Oleh: Nurina Purnama Sari S.ST
Ibu Rumah Tangga, aktivis posyandu, tinggal di Sawangan Depok
“Hilangkan anggapan bahwa anak-anak itu beban. Anak-anak kita tidak numpang hidup pada kita. Numpang? berarti Anda yang sombong. Bayi lahir sudah membawa rezekinya sendiri, yang dititipkan lewat diri orang tuanya. Yang menjadi masalah adalah kita belum “percaya” pada Allah sebagai Ar-Razzaq (Maha Pemberi Rizki). Anak shalih yang bisa mendoakan orang tuanya, itu aset. Ketika kita meninggal, maka yang paling berhak menshalatkan kita adalah anak kita, bukan orang lain. Shalat jenazah itu isinya doa semua. Anda bayangkan saja, jika dishalatkan oleh anak-anak Anda yang shalih, berapa ribu ampunan yang akan Anda terima ketika tubuh Anda sudah terbujur kaku dan tak mampu lagi bangkit untuk beramal?” kata ustadz Budi Ashari dalam salah satu kajian orang tua rutin kuttab yang kami ikuti.
Bukti cinta orang tua sepanjang jalan salah satunya memikirkan masa depan anak-anak mereka. Tak ada orang tua yang ingin anak-anak kelak hidup dalam kesulitan. Tapi pernah tidak terpikir, jikalau kita berpulang ke kampung akhirat karena undangan ajal, akan ke mana anak-anak kita berlari? Di saat peraduan mereka sudah mendahului? Jika yang kita tinggalkan berupa harta warisan, sampai berapa lama kira-kira warisan itu akan bertahan?
Bukan berarti tidak boleh mewariskan mereka berupa emas permata, atau tabungan misalnya. Hanya saja meninggalkan harta kepada anak-anak yang lemah imannya, yang dangkal pemikirannya dalam memandang kehidupan, maka tak berapa lama harta itu akan habis.

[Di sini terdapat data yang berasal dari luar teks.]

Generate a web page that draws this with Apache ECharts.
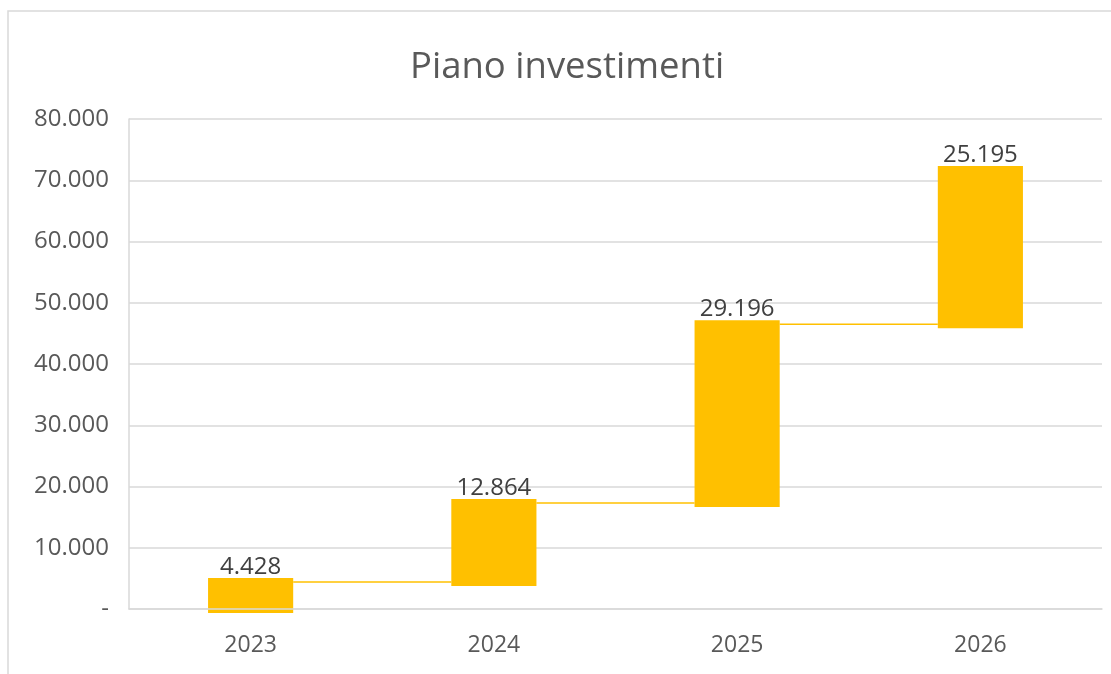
<!DOCTYPE html>
<html>
<head>
<meta charset="utf-8">
<script src="https://cdn.jsdelivr.net/npm/echarts@6/dist/echarts.min.js"></script>
<style>
  html, body { margin: 0; padding: 0; background: #fff; }
  #chart { width: 1111px; height: 674px; }
</style>
</head>
<body>
<div id="chart"></div>
<script>
// Piano investimenti: waterfall of yearly investments
const years = ['2023', '2024', '2025', '2026'];
const increments = [4428, 12864, 29196, 25195];
const yTicks = [0, 10000, 20000, 30000, 40000, 50000, 60000, 70000, 80000];

// running totals: each bar starts where the previous one ended
const bases = [];
const totals = [];
let run = 0;
increments.forEach(v => { bases.push(run); run += v; totals.push(run); });

const GOLD = '#FFC000';
const BAR_PCT = 0.35;   // bar width as share of the category band
const BAR_PAD = 4;      // px the filled box overhangs its start/end values
const FONT = 'Open Sans';

function fmtIt(n) {
  return String(Math.round(n)).replace(/\B(?=(\d{3})+(?!\d))/g, '.');
}

const chart = echarts.init(document.getElementById('chart'));
chart.setOption({
  animation: false,
  backgroundColor: '#fff',
  graphic: [{
    type: 'rect',
    shape: { x: 8, y: 11, width: 1300, height: 900 },
    style: { fill: 'none', stroke: '#d9d9d9', lineWidth: 1.5 },
    silent: true
  }],
  title: {
    text: 'Piano investimenti',
    left: 405,
    top: 44,
    textStyle: { fontFamily: FONT, fontSize: 36.5, fontWeight: 'normal', color: '#595959' }
  },
  grid: { left: 129, right: 9, top: 119, bottom: 65 },
  xAxis: {
    type: 'category',
    data: years,
    z: 5,
    axisLine: { show: true, lineStyle: { color: '#d9d9d9', width: 1.5 } },
    axisTick: { show: false },
    axisLabel: { fontFamily: FONT, fontSize: 23, color: '#595959', margin: 25 }
  },
  yAxis: {
    type: 'value',
    min: yTicks[0],
    max: yTicks[yTicks.length - 1],
    interval: yTicks[1] - yTicks[0],
    axisLine: { show: true, lineStyle: { color: '#d9d9d9', width: 1.5 } },
    axisTick: { show: false },
    splitLine: { lineStyle: { color: '#d9d9d9', width: 1.5 } },
    axisLabel: {
      fontFamily: FONT, fontSize: 24, color: '#595959', margin: 20,
      formatter: v => v === 0 ? '-' : fmtIt(v)
    }
  },
  series: [
    {
      // connector lines between consecutive bars at the running total
      name: 'connettori',
      type: 'custom',
      silent: true,
      z: 1,
      data: totals.slice(0, -1).map((t, i) => [i, t]),
      renderItem: (params, api) => {
        const p = api.coord([api.value(0), api.value(1)]);
        const band = api.size([1, 0])[0];
        const half = band * BAR_PCT / 2;
        return {
          type: 'line',
          shape: { x1: p[0] + half, y1: p[1], x2: p[0] + band - half, y2: p[1] },
          style: { stroke: GOLD, lineWidth: 1.5 }
        };
      }
    },
    {
      // floating bars from the previous total up to the new total, with value label
      name: 'Investimenti',
      type: 'custom',
      z: 2,
      data: increments.map((v, i) => [i, bases[i], totals[i], v]),
      encode: { x: 0, y: [1, 2] },
      renderItem: (params, api) => {
        const i = api.value(0);
        const p0 = api.coord([i, api.value(1)]);
        const p1 = api.coord([i, api.value(2)]);
        const band = api.size([1, 0])[0];
        const w = band * BAR_PCT;
        const top = p1[1] - BAR_PAD;
        return {
          type: 'group',
          children: [
            {
              type: 'rect',
              shape: { x: p0[0] - w / 2, y: top, width: w, height: p0[1] - p1[1] + 2 * BAR_PAD },
              style: { fill: GOLD }
            },
            {
              type: 'text',
              style: {
                text: fmtIt(api.value(3)),
                x: p0[0],
                y: top + 1,
                align: 'center',
                verticalAlign: 'bottom',
                fontFamily: FONT,
                fontSize: 24,
                fill: '#404040'
              }
            }
          ]
        };
      }
    }
  ]
});
</script>
</body>
</html>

BACA JUGA: Ketahuilah, 3 Hal Ini Mengantarkan Seseorang Jadi Orang yang Pertama Masuk Surga
Hisyam bin Abdul Malik dan Umar Bin Abdul Aziz sama-sama memiliki 11 anak, laki-laki dan perempuan. Hisyam bin Abdul Malik (Salah satu Khalifah di masa Umayyah) meninggalkan jatah warisan bagi anak-anak laki masing-masing mendapatkan 1 juta Dinar. 1 juta dinar (hari ini sekitar Rp 2.220.000.000.000,-) ternyata tak bisa sekadar untuk berkecukupan, bahkan menuju kefakiran. Dengan peninggalan harta melimpah itu ternyata tidak membawa kebaikan. Semua anak-anak Hisyam sepeninggalnya hidup dalam keadaan miskin.
Berbeda dengan Khalifah Umar Bin Abdul Aziz yang hanya mewariskan setengah dinar bagi anak-anak lelakinya (yang jika dirupiahkan hanya sekitar Rp.1.100.000) dan seperempat dinar untuk anak perempuan. Di masa kapitalisme sekarang ini di mana harga bahan-bahan pokok melambung tinggi, jumlah uang segitu dalam hitungan beberapa hari akan menguap tak berbekas. Nyatanya, anak-anak Umar bin Abdul Aziz tanpa terkecuali hidup dalam keadaan berkecukupan bahkan kaya. Salah seorang di antara mereka berinfaq fi sabilillah untuk menyiapkan kuda dan perbekalan bagi 100.000 pasukan penunggang kuda.
Umar bin Abdul Aziz seorang Khalifah yang sukses memakmurkan rakyatnya sampai tak seorang pun rakyatnya yang mau menerima pembagian zakat. Tentu dia juga berhak untuk memakmurkan keluarganya. Minimal sama, atau bahkan ia punya hak lebih sebagai pemimpin mereka.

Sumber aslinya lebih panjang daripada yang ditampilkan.